Written exercise: Filter the records below down to lines containing "chart".

Record list:
>>>>>
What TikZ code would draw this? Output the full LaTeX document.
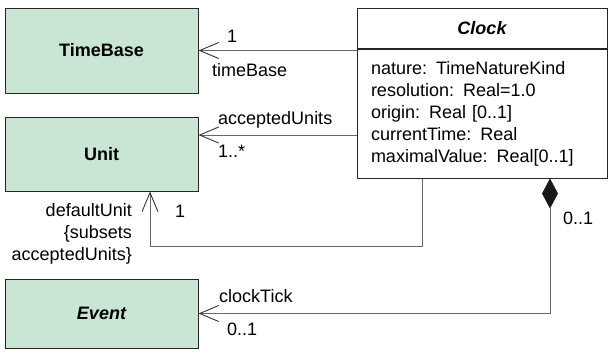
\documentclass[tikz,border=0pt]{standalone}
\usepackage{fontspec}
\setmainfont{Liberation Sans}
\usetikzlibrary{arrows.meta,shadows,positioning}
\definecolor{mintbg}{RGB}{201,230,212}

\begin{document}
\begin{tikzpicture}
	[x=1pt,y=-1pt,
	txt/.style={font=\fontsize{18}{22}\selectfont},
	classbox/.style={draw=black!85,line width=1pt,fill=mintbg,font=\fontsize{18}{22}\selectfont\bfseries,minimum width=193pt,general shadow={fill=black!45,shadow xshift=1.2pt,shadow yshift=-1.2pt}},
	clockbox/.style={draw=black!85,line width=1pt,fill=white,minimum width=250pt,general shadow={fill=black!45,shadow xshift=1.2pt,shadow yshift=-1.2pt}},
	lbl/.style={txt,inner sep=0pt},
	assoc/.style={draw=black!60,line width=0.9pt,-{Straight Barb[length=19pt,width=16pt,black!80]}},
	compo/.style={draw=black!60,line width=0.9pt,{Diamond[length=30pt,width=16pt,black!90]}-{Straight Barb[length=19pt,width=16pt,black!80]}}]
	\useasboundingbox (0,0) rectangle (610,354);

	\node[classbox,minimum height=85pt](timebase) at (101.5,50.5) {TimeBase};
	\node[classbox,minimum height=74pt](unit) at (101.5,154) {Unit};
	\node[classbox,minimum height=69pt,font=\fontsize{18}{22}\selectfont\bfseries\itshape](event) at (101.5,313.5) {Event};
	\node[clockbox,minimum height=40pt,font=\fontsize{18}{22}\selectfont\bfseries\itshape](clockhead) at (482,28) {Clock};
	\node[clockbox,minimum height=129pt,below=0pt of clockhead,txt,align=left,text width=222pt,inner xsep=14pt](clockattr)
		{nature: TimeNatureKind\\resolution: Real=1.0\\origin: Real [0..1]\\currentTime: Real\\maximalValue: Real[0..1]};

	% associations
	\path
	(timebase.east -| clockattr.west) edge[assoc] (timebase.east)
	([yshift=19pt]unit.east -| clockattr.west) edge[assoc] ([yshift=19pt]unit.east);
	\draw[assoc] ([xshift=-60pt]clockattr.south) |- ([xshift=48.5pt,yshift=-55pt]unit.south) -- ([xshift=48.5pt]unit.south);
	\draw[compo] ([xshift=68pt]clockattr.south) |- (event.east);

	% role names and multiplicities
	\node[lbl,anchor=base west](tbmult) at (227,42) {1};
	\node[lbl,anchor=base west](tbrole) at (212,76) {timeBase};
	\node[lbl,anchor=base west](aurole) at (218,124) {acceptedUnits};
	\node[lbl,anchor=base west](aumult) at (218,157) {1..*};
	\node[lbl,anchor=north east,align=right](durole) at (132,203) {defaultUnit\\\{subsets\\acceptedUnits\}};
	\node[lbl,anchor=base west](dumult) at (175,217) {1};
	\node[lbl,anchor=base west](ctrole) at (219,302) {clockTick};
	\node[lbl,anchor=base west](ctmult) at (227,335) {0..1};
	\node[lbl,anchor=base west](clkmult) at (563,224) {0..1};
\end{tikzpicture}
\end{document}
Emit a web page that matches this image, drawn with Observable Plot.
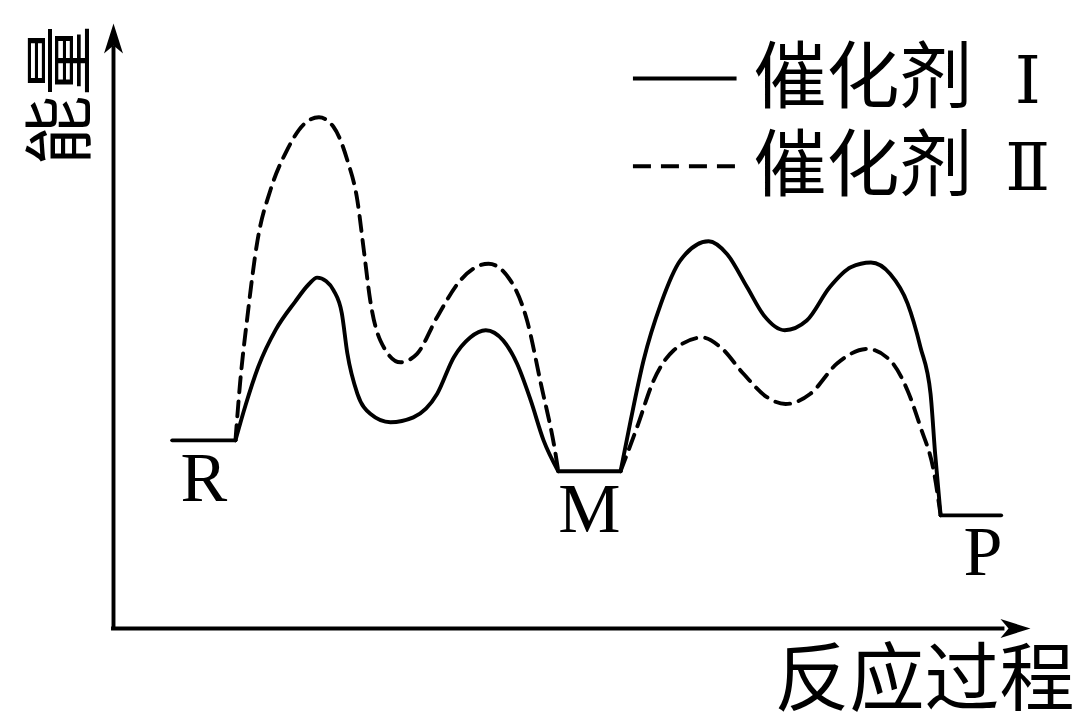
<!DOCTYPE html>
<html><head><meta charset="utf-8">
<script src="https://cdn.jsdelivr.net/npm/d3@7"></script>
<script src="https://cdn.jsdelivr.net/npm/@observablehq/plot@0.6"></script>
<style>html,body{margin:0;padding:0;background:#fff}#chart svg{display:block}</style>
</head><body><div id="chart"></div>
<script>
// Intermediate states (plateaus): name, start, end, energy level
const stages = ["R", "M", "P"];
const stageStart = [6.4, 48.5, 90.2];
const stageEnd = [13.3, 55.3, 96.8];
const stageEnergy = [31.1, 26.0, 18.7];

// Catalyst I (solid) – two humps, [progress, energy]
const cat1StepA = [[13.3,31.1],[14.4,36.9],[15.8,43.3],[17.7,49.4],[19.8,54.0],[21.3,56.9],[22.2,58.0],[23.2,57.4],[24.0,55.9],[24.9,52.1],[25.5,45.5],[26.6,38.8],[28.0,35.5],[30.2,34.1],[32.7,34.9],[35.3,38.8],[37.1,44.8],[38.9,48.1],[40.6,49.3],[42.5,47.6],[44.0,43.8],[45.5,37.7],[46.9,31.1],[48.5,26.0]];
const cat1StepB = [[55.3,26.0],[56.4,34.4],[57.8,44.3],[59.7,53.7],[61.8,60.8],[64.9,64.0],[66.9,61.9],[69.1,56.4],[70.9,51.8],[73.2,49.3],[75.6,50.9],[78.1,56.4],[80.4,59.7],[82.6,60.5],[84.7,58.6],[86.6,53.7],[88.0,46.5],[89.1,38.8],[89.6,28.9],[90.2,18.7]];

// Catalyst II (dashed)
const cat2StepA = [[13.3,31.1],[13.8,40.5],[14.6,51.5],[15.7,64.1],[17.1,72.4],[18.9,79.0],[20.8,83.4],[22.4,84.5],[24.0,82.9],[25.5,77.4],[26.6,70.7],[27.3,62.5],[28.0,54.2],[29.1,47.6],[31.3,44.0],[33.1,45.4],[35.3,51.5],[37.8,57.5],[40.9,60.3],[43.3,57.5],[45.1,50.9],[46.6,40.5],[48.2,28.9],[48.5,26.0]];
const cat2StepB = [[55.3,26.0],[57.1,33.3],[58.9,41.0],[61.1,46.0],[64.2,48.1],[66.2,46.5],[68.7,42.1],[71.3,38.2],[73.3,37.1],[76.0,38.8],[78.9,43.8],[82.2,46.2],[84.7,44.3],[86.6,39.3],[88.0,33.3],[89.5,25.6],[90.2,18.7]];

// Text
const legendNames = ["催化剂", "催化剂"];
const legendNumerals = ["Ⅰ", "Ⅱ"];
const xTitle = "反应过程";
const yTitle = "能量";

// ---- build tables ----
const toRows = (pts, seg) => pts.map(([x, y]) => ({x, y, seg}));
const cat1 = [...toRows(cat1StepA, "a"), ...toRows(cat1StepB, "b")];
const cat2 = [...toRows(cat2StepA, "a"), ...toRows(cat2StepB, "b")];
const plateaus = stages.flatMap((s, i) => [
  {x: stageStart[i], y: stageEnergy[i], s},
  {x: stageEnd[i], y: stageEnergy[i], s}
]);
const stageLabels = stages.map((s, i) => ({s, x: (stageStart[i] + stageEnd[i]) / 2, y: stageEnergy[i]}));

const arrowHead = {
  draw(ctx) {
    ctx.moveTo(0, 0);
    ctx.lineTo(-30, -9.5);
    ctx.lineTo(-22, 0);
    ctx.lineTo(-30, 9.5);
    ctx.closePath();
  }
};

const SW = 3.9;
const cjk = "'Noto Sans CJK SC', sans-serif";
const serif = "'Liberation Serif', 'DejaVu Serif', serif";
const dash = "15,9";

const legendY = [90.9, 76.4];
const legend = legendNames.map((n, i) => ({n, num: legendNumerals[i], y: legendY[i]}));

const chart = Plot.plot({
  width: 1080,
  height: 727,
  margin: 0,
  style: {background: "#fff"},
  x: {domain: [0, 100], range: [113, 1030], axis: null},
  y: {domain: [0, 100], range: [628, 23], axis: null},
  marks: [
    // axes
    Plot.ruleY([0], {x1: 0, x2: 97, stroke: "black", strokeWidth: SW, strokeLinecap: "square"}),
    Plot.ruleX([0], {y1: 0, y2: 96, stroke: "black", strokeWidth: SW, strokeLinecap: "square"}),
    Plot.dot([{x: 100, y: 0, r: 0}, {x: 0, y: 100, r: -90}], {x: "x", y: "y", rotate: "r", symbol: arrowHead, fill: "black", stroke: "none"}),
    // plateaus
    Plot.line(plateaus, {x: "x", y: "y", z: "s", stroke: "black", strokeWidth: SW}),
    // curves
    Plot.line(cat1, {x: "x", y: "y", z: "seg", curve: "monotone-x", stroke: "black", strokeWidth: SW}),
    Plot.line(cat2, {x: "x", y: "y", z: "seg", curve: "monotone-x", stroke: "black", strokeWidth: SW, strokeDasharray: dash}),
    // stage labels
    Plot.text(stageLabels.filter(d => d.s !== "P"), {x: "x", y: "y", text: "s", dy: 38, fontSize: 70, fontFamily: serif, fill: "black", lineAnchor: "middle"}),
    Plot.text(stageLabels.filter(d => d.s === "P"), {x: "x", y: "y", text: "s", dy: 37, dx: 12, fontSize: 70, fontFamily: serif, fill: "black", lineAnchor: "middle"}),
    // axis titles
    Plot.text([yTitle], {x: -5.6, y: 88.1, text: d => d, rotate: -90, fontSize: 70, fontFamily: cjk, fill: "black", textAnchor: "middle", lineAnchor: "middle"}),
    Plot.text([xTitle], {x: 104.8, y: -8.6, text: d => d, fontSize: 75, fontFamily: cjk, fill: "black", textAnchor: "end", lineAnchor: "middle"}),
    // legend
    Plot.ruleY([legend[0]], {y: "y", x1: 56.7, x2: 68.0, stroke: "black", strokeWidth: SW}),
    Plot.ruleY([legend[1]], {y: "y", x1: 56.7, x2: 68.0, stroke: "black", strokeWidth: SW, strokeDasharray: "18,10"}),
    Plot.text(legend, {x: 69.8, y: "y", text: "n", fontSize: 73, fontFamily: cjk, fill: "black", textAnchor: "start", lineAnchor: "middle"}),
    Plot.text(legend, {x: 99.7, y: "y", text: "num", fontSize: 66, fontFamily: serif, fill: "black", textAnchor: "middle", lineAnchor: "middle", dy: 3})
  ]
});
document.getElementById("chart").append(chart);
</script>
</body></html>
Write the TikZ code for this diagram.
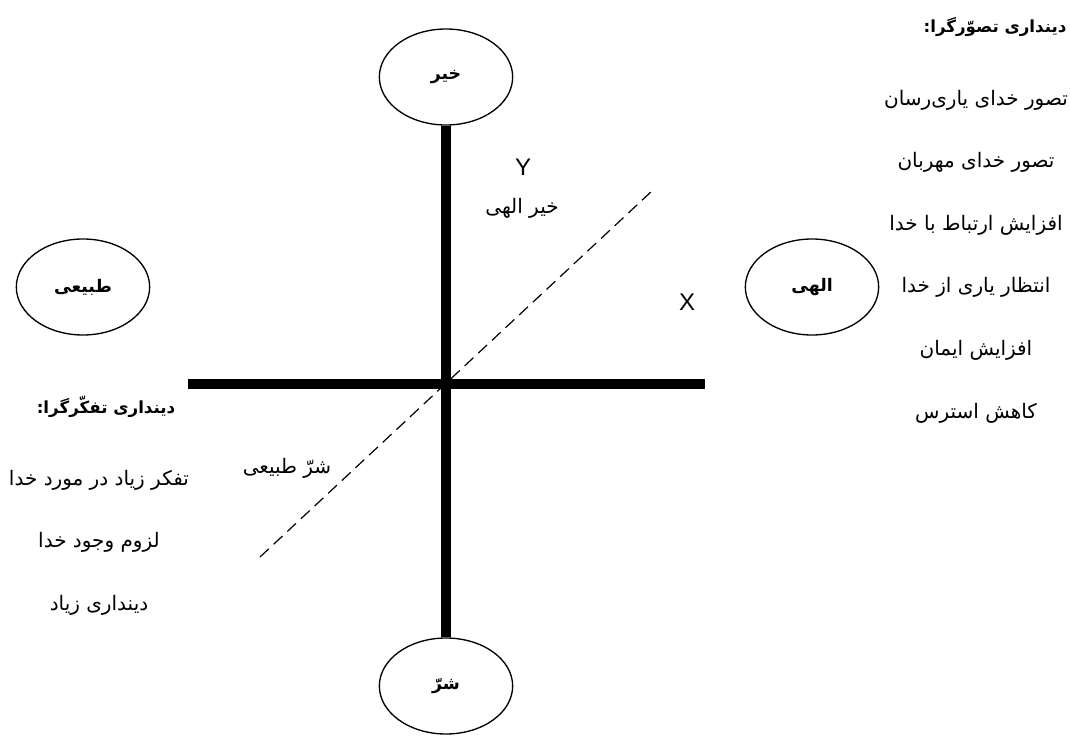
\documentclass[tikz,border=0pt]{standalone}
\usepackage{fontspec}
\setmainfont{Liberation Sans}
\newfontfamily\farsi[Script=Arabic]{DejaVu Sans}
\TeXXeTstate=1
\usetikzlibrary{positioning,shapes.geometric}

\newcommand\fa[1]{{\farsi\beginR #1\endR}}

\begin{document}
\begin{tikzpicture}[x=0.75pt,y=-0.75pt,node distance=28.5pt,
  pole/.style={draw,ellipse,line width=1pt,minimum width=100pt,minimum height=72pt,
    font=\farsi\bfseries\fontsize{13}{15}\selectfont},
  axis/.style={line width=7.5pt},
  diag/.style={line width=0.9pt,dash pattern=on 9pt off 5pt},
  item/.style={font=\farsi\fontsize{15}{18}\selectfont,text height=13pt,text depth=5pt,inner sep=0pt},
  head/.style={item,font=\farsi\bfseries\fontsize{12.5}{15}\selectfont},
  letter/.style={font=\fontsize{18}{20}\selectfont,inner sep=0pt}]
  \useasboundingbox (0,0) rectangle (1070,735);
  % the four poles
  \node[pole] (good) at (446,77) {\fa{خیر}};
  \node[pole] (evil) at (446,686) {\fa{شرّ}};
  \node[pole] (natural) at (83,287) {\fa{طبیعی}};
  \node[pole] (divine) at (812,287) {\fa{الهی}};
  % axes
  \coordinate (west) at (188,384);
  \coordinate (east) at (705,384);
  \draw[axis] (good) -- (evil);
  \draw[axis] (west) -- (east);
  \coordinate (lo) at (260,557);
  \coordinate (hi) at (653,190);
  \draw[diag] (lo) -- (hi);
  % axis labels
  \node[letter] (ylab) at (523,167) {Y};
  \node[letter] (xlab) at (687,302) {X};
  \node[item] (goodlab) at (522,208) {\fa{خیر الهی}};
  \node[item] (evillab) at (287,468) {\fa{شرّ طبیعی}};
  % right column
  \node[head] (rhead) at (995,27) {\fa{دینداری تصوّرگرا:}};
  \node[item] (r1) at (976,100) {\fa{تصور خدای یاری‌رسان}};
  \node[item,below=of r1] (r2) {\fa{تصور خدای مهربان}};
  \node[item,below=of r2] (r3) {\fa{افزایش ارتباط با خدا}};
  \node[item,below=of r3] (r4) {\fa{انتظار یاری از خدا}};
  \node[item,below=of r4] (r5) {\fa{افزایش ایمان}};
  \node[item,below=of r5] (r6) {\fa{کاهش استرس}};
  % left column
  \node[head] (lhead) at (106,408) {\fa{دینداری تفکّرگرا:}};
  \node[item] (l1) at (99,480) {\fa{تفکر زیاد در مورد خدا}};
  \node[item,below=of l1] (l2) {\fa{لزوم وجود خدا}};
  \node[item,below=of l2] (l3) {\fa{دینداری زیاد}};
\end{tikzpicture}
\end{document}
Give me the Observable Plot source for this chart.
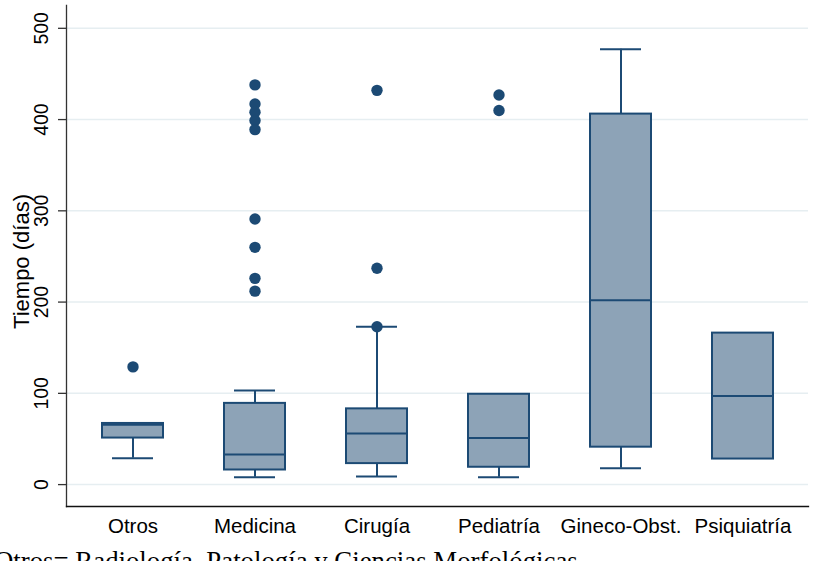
<<<<<
Output for this exercise:
<style>html,body{margin:0;padding:0;background:#fff}#chart svg{display:block}</style>
</head><body><div id="chart"></div>
const chart = Plot.plot({
document.getElementById("chart").append(chart);
Give me the Observable Plot source for this chart.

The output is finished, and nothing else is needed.